4.1.2 Tissue harmonics for prediction of a future cardiac event
Prediction of future cardiac events with echocardiography relies not only on the accurate diagnosis of acute myocardial infarction but also of acute ischaemia. Tennant et al. 14 demonstrated 65 years ago that coronary occlusion causes wall motion abnormalities in the ischaemic bed within seconds. These wall motion abnormalities may persist for as long as 24 h, but only after prolonged ischaemia. 15 Thus, to maximise the sensitivity for the diagnosis of ischaemia it is essential to perform the echocardiogram early after the onset of pain. In this study the median time from onset of pain to imaging was 6 h and only 18 (23%) of patients had ongoing chest pain at the time of imaging. It is possible that tissue harmonic echocardiography, with its superior endocardial visualisation, may still detect minor and persistent small wall motion abnormalities. Tissue harmonic echocardiography demonstrated a sensitivity of 83% and a negative predictive value of 85% for the prediction of a subsequent cardiac event.

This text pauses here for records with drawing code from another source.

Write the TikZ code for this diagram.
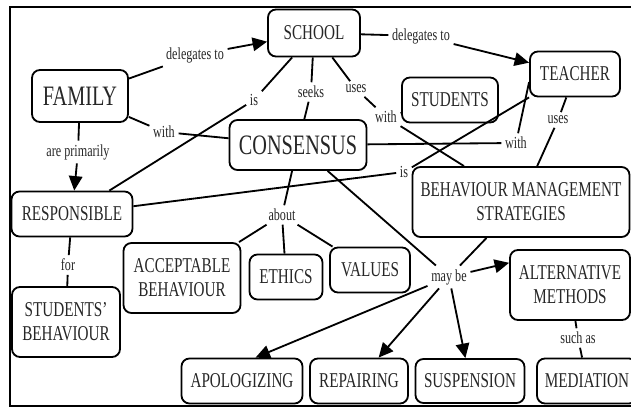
\documentclass[tikz,border=0pt]{standalone}
\usepackage{fontspec}
\setmainfont[FakeStretch=0.72]{Liberation Serif}
\usetikzlibrary{arrows.meta,calc}

\begin{document}
\begin{tikzpicture}[
	arr/.style={-{Triangle[angle=50:0.4cm]},line width=1.3pt},
	link/.style={line width=1.3pt},
	box/.style={rectangle,draw=black,rounded corners=0.2cm,line width=1.3pt,align=center,text=black!85,font=\fontsize{15}{17}\selectfont},
	bigbox/.style={box,font=\fontsize{20}{22}\selectfont},
	lbl/.style={inner sep=2.5pt,text=black!85,font=\fontsize{12}{14}\selectfont}]

    \clip (0cm,0cm) rectangle (15.775cm,10.2cm);
    \draw [line width=1.5pt] (0.25cm,0.05cm) rectangle (16.5cm,10.025cm);

    % concepts
    \node (SCHOOL) at (7.85cm,9.375cm) [box,minimum width=2.3cm,minimum height=1.175cm] {SCHOOL};
    \node (FAMILY) at (2cm,7.8cm) [bigbox,minimum width=2.4cm,minimum height=1.3cm] {FAMILY};
    \node (TEACHER) at (14.375cm,8.35cm) [box,minimum width=2.25cm,minimum height=1.125cm] {TEACHER};
    \node (STUDENTS) at (11.25cm,7.7cm) [box,minimum width=2.4cm,minimum height=1.125cm] {STUDENTS};
    \node (CONSENSUS) at (7.45cm,6.575cm) [bigbox,minimum width=3.425cm,minimum height=1.25cm] {CONSENSUS};
    \node (BMS) at (13.025cm,5.15cm) [box,minimum width=5.425cm,minimum height=1.75cm] {BEHAVIOUR MANAGEMENT\\STRATEGIES};
    \node (RESP) at (1.8cm,4.85cm) [box,minimum width=3.025cm,minimum height=1.125cm] {RESPONSIBLE};
    \node (STBEH) at (1.65cm,2.15cm) [box,minimum width=2.7cm,minimum height=1.75cm] {STUDENTS'\\BEHAVIOUR};
    \node (ACCEPT) at (4.55cm,3.25cm) [box,minimum width=2.925cm,minimum height=1.75cm] {ACCEPTABLE\\BEHAVIOUR};
    \node (ETHICS) at (7.15cm,3.275cm) [box,minimum width=1.825cm,minimum height=1.125cm] {ETHICS};
    \node (VALUES) at (9.25cm,3.45cm) [box,minimum width=2cm,minimum height=1.125cm] {VALUES};
    \node (ALT) at (14.25cm,3.075cm) [box,minimum width=3cm,minimum height=1.75cm] {ALTERNATIVE\\METHODS};
    \node (APOL) at (6.05cm,0.675cm) [box,minimum width=3.025cm,minimum height=1.125cm] {APOLOGIZING};
    \node (REPAIR) at (8.975cm,0.675cm) [box,minimum width=2.45cm,minimum height=1.125cm] {REPAIRING};
    \node (SUSP) at (11.75cm,0.675cm) [box,minimum width=2.725cm,minimum height=1.1cm] {SUSPENSION};
    \node (MED) at (14.675cm,0.675cm) [box,minimum width=2.5cm,minimum height=1.125cm] {MEDIATION};

    % linking words
    \node (delegFam) at (4.875cm,8.825cm) [lbl] {delegates to};
    \node (arePrim) at (1.95cm,6.4cm) [lbl] {are primarily};
    \node (withFam) at (4.1cm,6.9cm) [lbl] {with};
    \node (isSchool) at (6.35cm,7.7cm) [lbl] {is};
    \node (seeks) at (7.775cm,7.9cm) [lbl] {seeks};
    \node (usesSchool) at (8.9cm,7.975cm) [lbl] {uses};
    \node (withStud) at (9.65cm,7.275cm) [lbl] {with};
    \node (delegTeach) at (10.525cm,9.3cm) [lbl] {delegates to};
    \node (usesTeach) at (13.95cm,7.2cm) [lbl] {uses};
    \node (withTeach) at (12.9cm,6.625cm) [lbl] {with};
    \node (isTeach) at (10.1cm,5.9cm) [lbl] {is};
    \node (about) at (7.05cm,4.825cm) [lbl] {about};
    \node (maybe) at (11.225cm,3.275cm) [lbl] {may be};
    \node (for) at (1.7cm,3.575cm) [lbl] {for};
    \node (suchas) at (14.45cm,1.75cm) [lbl] {such as};

    % links
    \draw [link] (FAMILY) -- (delegFam);
    \draw [arr] (delegFam) -- (SCHOOL);
    \draw [link] (SCHOOL) -- (delegTeach);
    \draw [arr] (delegTeach) -- (TEACHER);
    \draw [link] (FAMILY) -- (arePrim);
    \draw [arr] (arePrim) -- (RESP);
    \draw [link] (FAMILY) -- (withFam);
    \draw [link] (withFam) -- (CONSENSUS);
    \draw [link] (RESP) -- (isSchool);
    \draw [link] (isSchool) -- (SCHOOL);
    \draw [link] (SCHOOL) -- (seeks);
    \draw [link] (seeks) -- (CONSENSUS);
    \draw [link] (SCHOOL) -- (usesSchool);
    \draw [link] (usesSchool) -- (withStud);
    \draw [link] (withStud) -- (STUDENTS);
    \draw [link] (withStud) -- (BMS);
    \draw [link] (CONSENSUS) -- (withTeach);
    \draw [link] (withTeach) -- (TEACHER.190);
    \draw [link] (RESP) -- (isTeach);
    \draw [link] (isTeach) -- (TEACHER.south west);
    \draw [link] (TEACHER) -- (usesTeach);
    \draw [link] (usesTeach) -- (BMS);
    \draw [link] (CONSENSUS) -- (about);
    \draw [link] (about) -- (ACCEPT);
    \draw [link] (about) -- (ETHICS);
    \draw [link] (about) -- (VALUES);
    \draw [link] (CONSENSUS) -- (maybe);
    \draw [link] (BMS) -- (maybe);
    \draw [arr] (maybe) -- (ALT.160);
    \draw [arr] (maybe) -- (APOL.60);
    \draw [arr] (maybe) -- (REPAIR.50);
    \draw [arr] (maybe) -- (SUSP);
    \draw [link] (RESP) -- (for);
    \draw [link] (for) -- (STBEH);
    \draw [link] (ALT) -- (suchas);
    \draw [link] (suchas) -- (MED);

\end{tikzpicture}
\end{document}
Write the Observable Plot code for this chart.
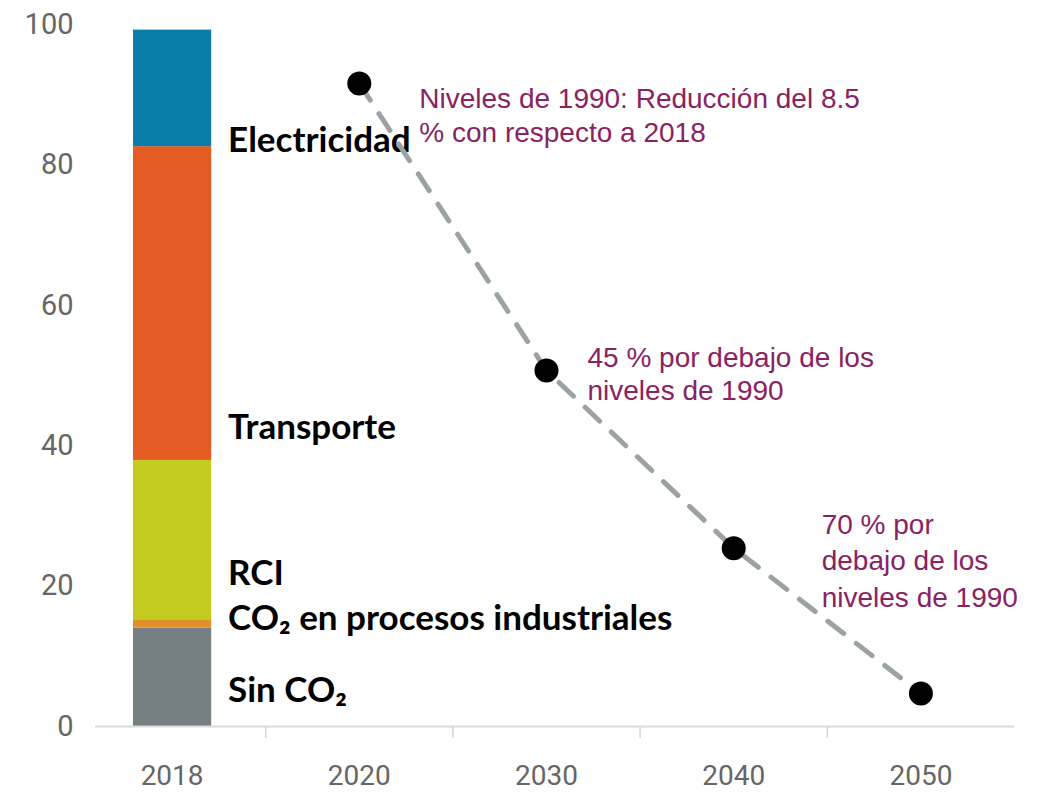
<!DOCTYPE html>
<html><head><meta charset="utf-8">
<script src="https://cdn.jsdelivr.net/npm/d3@7"></script>
<script src="https://cdn.jsdelivr.net/npm/@observablehq/plot@0.6"></script>
<style>body{margin:0;background:#fff} #chart{width:1038px;height:792px}</style>
</head><body><div id="chart"></div>
<script>
// categories on the x axis
const years = ["2018", "2020", "2030", "2040", "2050"];
// stacked 2018 bar (bottom to top)
const sectors = ["Sin CO₂", "CO₂ en procesos industriales", "RCI", "Transporte", "Electricidad"];
const sectorValues = [14.0, 1.2, 22.7, 44.7, 16.6];
const sectorColors = ["#768082", "#e0902a", "#c3cb1e", "#e45b24", "#0a7da8"];
const sectorLabelY = [5.1, 15.4, 21.8, 42.6, 83.5];
// target path
const pathYears = ["2020", "2030", "2040", "2050"];
const pathValues = [91.6, 50.7, 25.4, 4.7];
// annotations
const notes = [
  "Niveles de 1990: Reducción del 8.5\n% con respecto a 2018",
  "45 % por debajo de los\nniveles de 1990",
  "70 % por\ndebajo de los\nniveles de 1990"
];
const noteYears = ["2020", "2030", "2040"];
const noteY = [91.6, 54.6, 31.1];
const yTicks = [0, 20, 40, 60, 80, 100];

const idx = y => years.indexOf(y);
const barData = sectors.map((s, i) => ({sector: s, value: sectorValues[i], labelY: sectorLabelY[i], i: idx("2018")}));
const pathData = pathYears.map((y, i) => ({i: idx(y), value: pathValues[i]}));
const noteData = notes.map((t, k) => ({text: t, i: idx(noteYears[k]), y: noteY[k]}));

const noteStyle = {textAnchor: "start", lineAnchor: "top", fontSize: 28, fill: "#8a2262", fontFamily: "Liberation Sans, Arial, sans-serif"};

const chart = Plot.plot({
  width: 1038,
  height: 792,
  marginLeft: 95,
  marginRight: 24,
  marginTop: 24,
  marginBottom: 66,
  style: {fontFamily: "Roboto, sans-serif", background: "#fff"},
  x: {type: "linear", domain: [-0.5, years.length - 0.5], range: [78, 1014]},
  y: {domain: [0, 100]},
  color: {domain: sectors, range: sectorColors},
  marks: [
    Plot.rectY(barData, Plot.stackY({x1: d => d.i - 0.5, x2: d => d.i + 0.5, y: "value", fill: "sector", insetLeft: 55, insetRight: 54})),
    Plot.ruleY([0], {stroke: "#dcdcdc", strokeWidth: 2}),
    Plot.axisX({ticks: [0.5, 1.5, 2.5, 3.5], tickFormat: () => "", tickSize: 12, stroke: "#d6d6d6", strokeWidth: 1.5, label: null}),
    Plot.axisX({ticks: years.map((_, i) => i), tickFormat: i => years[i], tickSize: 0, tickPadding: 39, fontSize: 28, fill: "#666", label: null}),
    Plot.axisY({ticks: yTicks, tickSize: 0, tickPadding: 22, fontSize: 29, fill: "#666", label: null}),
    Plot.text(barData, {x: "i", y: "labelY", text: "sector", textAnchor: "start", dx: 56, fontSize: 35, fontWeight: 700, fill: "#000", fontFamily: "Lato, sans-serif"}),
    Plot.line(pathData, {x: "i", y: "value", stroke: "#9aa2a4", strokeWidth: 5, strokeDasharray: "20,16"}),
    Plot.dot(pathData, {x: "i", y: "value", r: 12, fill: "#000"}),
    Plot.text(noteData.slice(0, 1), {x: "i", y: "y", text: "text", dx: 60, lineHeight: 1.22, ...noteStyle}),
    Plot.text(noteData.slice(1, 2), {x: "i", y: "y", text: "text", dx: 41, lineHeight: 1.18, ...noteStyle}),
    Plot.text(noteData.slice(2, 3), {x: "i", y: "y", text: "text", dx: 88, lineHeight: 1.3, ...noteStyle})
  ]
});
document.getElementById("chart").appendChild(chart);
</script>
</body></html>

Previous studies using fundamental echocardiography have shown added incremental early and late prognostic information when performed in the acute setting. 7,13,16 In this study echocardiography performed using tissue harmonics, despite the delay from the onset of chest pain gave significant incremental additional prognostic information over and above that was gained from the clinical history and electrocardiogram findings. This was not seen when fundamental imaging was used.
5 Limitations of this study
Patients were recruited between 9 a.m. and 5 p.m. for the sake of convenience as a result they were not recruited consecutively. The sensitivity of the study would have been improved if more patients had undergone echocardiography during or immediately after, rather than several hours after their episode of pain. This may also account for the disparity seen when comparing our results using fundamental imaging to those from previous studies. Although analysis of the echocardiographic studies was blinded, performed in a random order, and each patient's two studies interpreted separately, an experienced observer may be able to differentiate between fundamental and tissue harmonic images. This could leave the study open to a degree of bias.
6 Conclusion
Our study has shown that the use of tissue harmonic echocardiography results in full endocardial visualisation significantly more frequently than fundamental echocardiography. As a result of this tissue harmonic echocardiography is superior to fundamental echocardiography for the risk assessment of patients presenting with acute chest pain and non-diagnostic electrocardiogram changes and provides incremental prognostic information to the electrocardiogram and clinical history. We suggest that when an acute echocardiographic study is going to be performed, tissue harmonics should be used. This will maximise diagnostic yield and give significantly improved prognostic information to aid in patient management.